If you came face to face with an addict would you recognize her?
Prior to rehabilitation, during rehabilitation and following rehabilitation people always question if I was and am an addict. I did not meet their criteria so when I attempt to share my story with certain individuals they can not see past my outside façade and the addict that is still very much alive in me.
Last year at the same bible study and a different group of ladies I mustered up the courage to share my story. I told them the year prior I spent time in a holistic rehabilitation for alcohol abuse. They thanked me for working at a rehab and volunteering my time to help other women in need. I had to explain further… the rehab I attended is a place where recovering addicts help other addicts who are in the midst of their struggles. And I was there for help. Addicts help addicts.
Even my friends and acquaintances at home were shocked that I spent time in a rehab. One friend mentioned it was very surreal that such a well-spoken individual could rehabilitate among alcoholics and drug addicts. As if we slur our speech throughout the day. Another friend was very intrigued about my stay. Her portrayal wasn’t pretty and the idea that I spent time with these addicts flabbergasted her. What these friends didn’t realize is that the people I met at rehabilitation and meet during recovery look just like them. My friends at home have the face of an addict.
The addict wears the face of courage.
It takes courage to face our struggles head on.
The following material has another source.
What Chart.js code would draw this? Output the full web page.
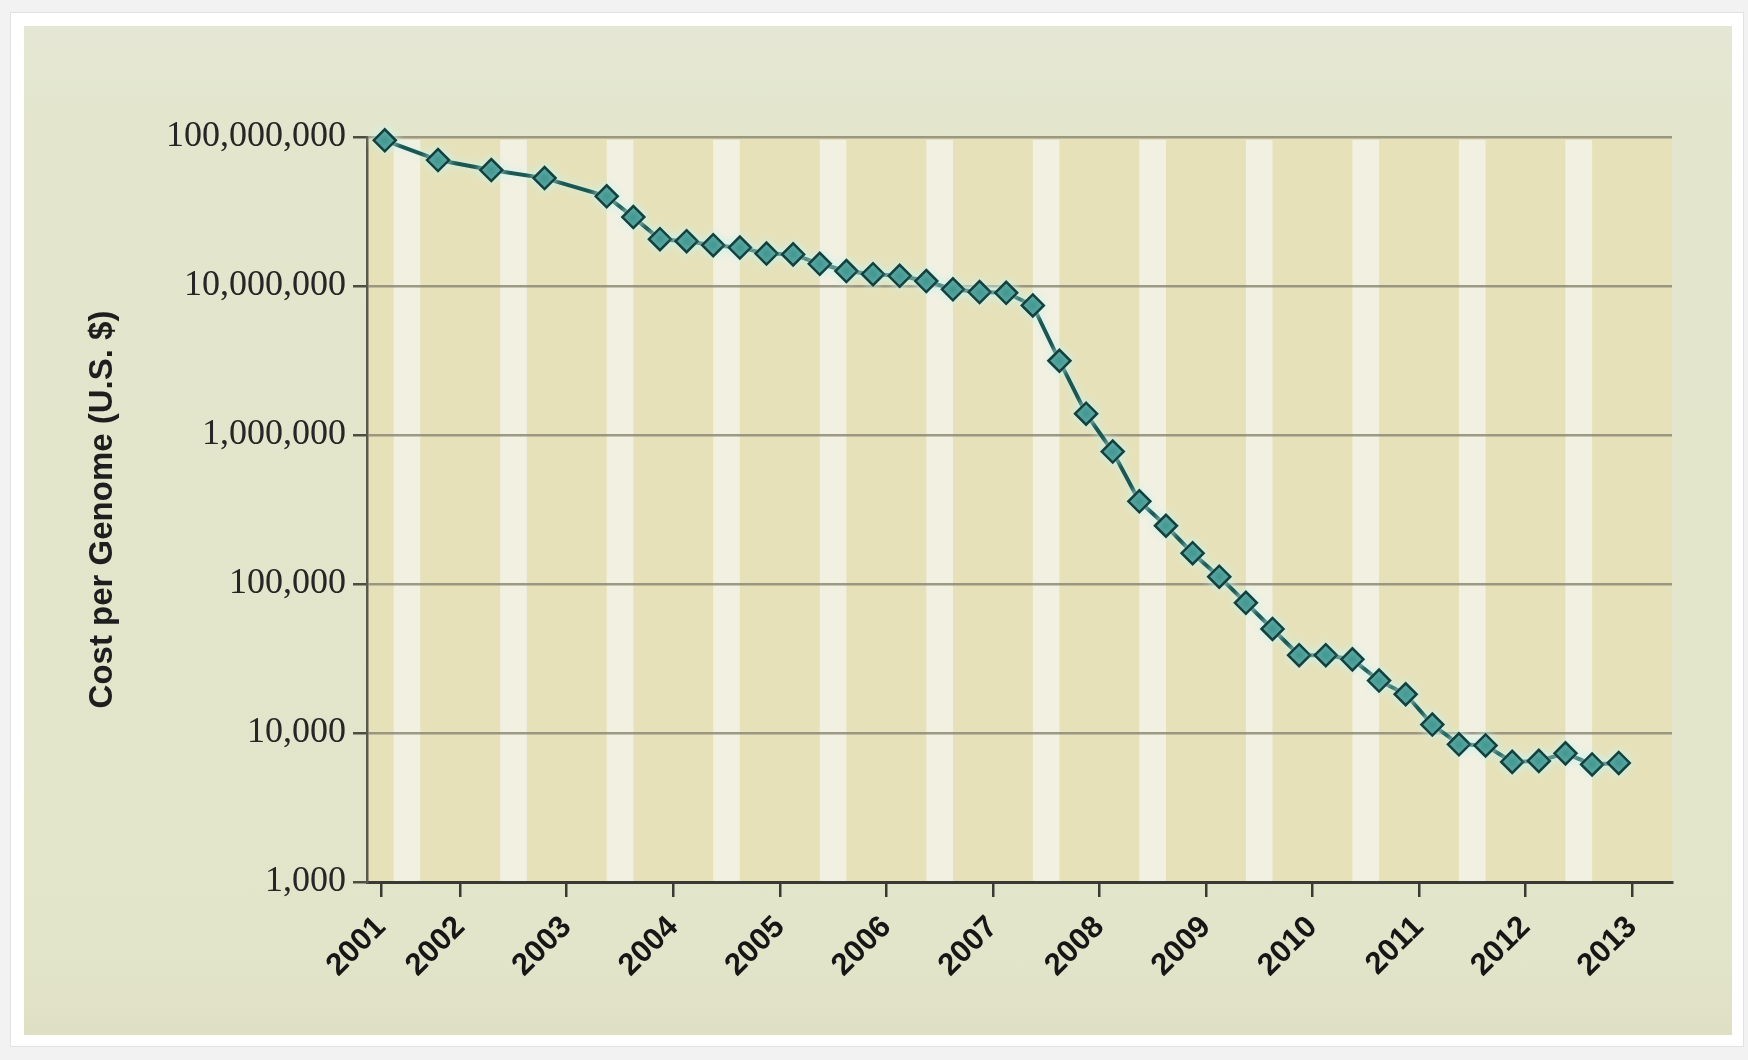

People recover from all types of problems, divorce, childhood trauma, and grieving the death of a loved one, not just alcohol and drugs. But those who battle addiction in their recovery are warriors.
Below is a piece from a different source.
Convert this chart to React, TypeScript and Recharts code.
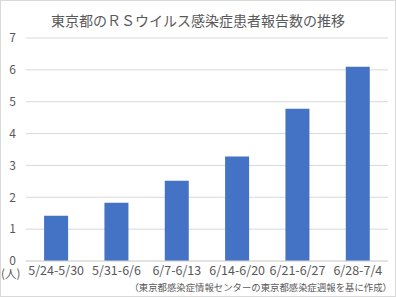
import { Bar, BarChart, CartesianGrid, XAxis, YAxis } from 'recharts';

const weeks = ['5/24-5/30', '5/31-6/6', '6/7-6/13', '6/14-6/20', '6/21-6/27', '6/28-7/4'];
const patients = [1.42, 1.83, 2.52, 3.28, 4.78, 6.1];
const yTicks = [0, 1, 2, 3, 4, 5, 6, 7];

const font = '"Noto Sans CJK JP", "Noto Sans", sans-serif';
const gray = '#595959';

export default function App() {
  const data = weeks.map((week, i) => ({ week, value: patients[i] }));

  return (
    <div
      style={{
        position: 'absolute',
        left: 0,
        top: 0,
        width: 396,
        height: 297,
        boxSizing: 'border-box',
        border: '1px solid #d9d9d9',
        background: '#fff',
        fontFamily: font,
        color: gray,
      }}
    >
      <div
        style={{
          position: 'absolute',
          left: -1,
          top: 9,
          width: 396,
          textAlign: 'center',
          fontSize: 14,
          lineHeight: '20px',
        }}
      >
        東京都のＲＳウイルス感染症患者報告数の推移
      </div>
      <div style={{ position: 'absolute', left: -1, top: -1 }}>
        <BarChart
          width={396}
          height={297}
          data={data}
          margin={{ top: 38, right: 8, bottom: 0, left: 0 }}
          barCategoryGap="30%"
        >
          <CartesianGrid vertical={false} stroke="#d9d9d9" />
          <XAxis
            dataKey="week"
            height={36}
            tickLine={false}
            tickSize={0}
            tickMargin={5}
            axisLine={{ stroke: '#d9d9d9' }}
            tick={{ fill: gray, fontSize: 12.5, fontFamily: font }}
            interval={0}
          />
          <YAxis
            width={26}
            domain={[0, 7]}
            ticks={yTicks}
            tickLine={false}
            axisLine={false}
            tickSize={8}
            tickMargin={2}
            tick={{ fill: gray, fontSize: 12, fontFamily: font }}
          />
          <Bar dataKey="value" fill="#4472C4" isAnimationActive={false} />
        </BarChart>
      </div>
      <div style={{ position: 'absolute', left: 0, top: 265, fontSize: 11.5, lineHeight: '14px' }}>
        (人)
      </div>
      <div
        style={{
          position: 'absolute',
          right: 3,
          top: 280,
          fontSize: 9.4,
          lineHeight: '13px',
          whiteSpace: 'nowrap',
        }}
      >
        （東京都感染症情報センターの東京都感染症週報を基に作成）
      </div>
    </div>
  );
}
These women are willing to forgo a life once lived for something much better. They choose to recover from a life that does not serve them. All it takes is a mustard seed of courage to make the first step.
Changing the Face of Addiction
The stigma associated with addiction can lead to feelings of guilt and shame, prompting people to hide their addiction and prevent them from receiving treatment.https://pacificsolstice.com/blog/why-it-is-important-to-change-the-face-of-addiction
As a society we need to remove the stigma attached to addiction. It is a detriment to portray an addict as a sewer rat.
To see the real face of the addict we need to look past the ugliness of the disease and into the beautiful face of the woman in recovery.
"Fear not; you will no longer live in shame. Don't be afraid; there is no more disgrace for you. You will no longer remember the shame of your youth and the sorrows of widowhood," ~ Isaiah 54:4 NLT.
As an imperfect human my growth has been spurred on by a life catastrophe, because I chose to ignore my struggles. Instead of choosing to look inward and identify the source of the problem, which was ME, I placed blame on the society around me. The end result was to numb my discomfort and quell my anxieties with that one glass of wine. By the grace of God I was able to seek forgiveness and unearth my flaws. Through sharing with others I was able to accept my flawed self and learn I did not need to suffer alone. The result peace, from a loving God, not the spirit in the bottle.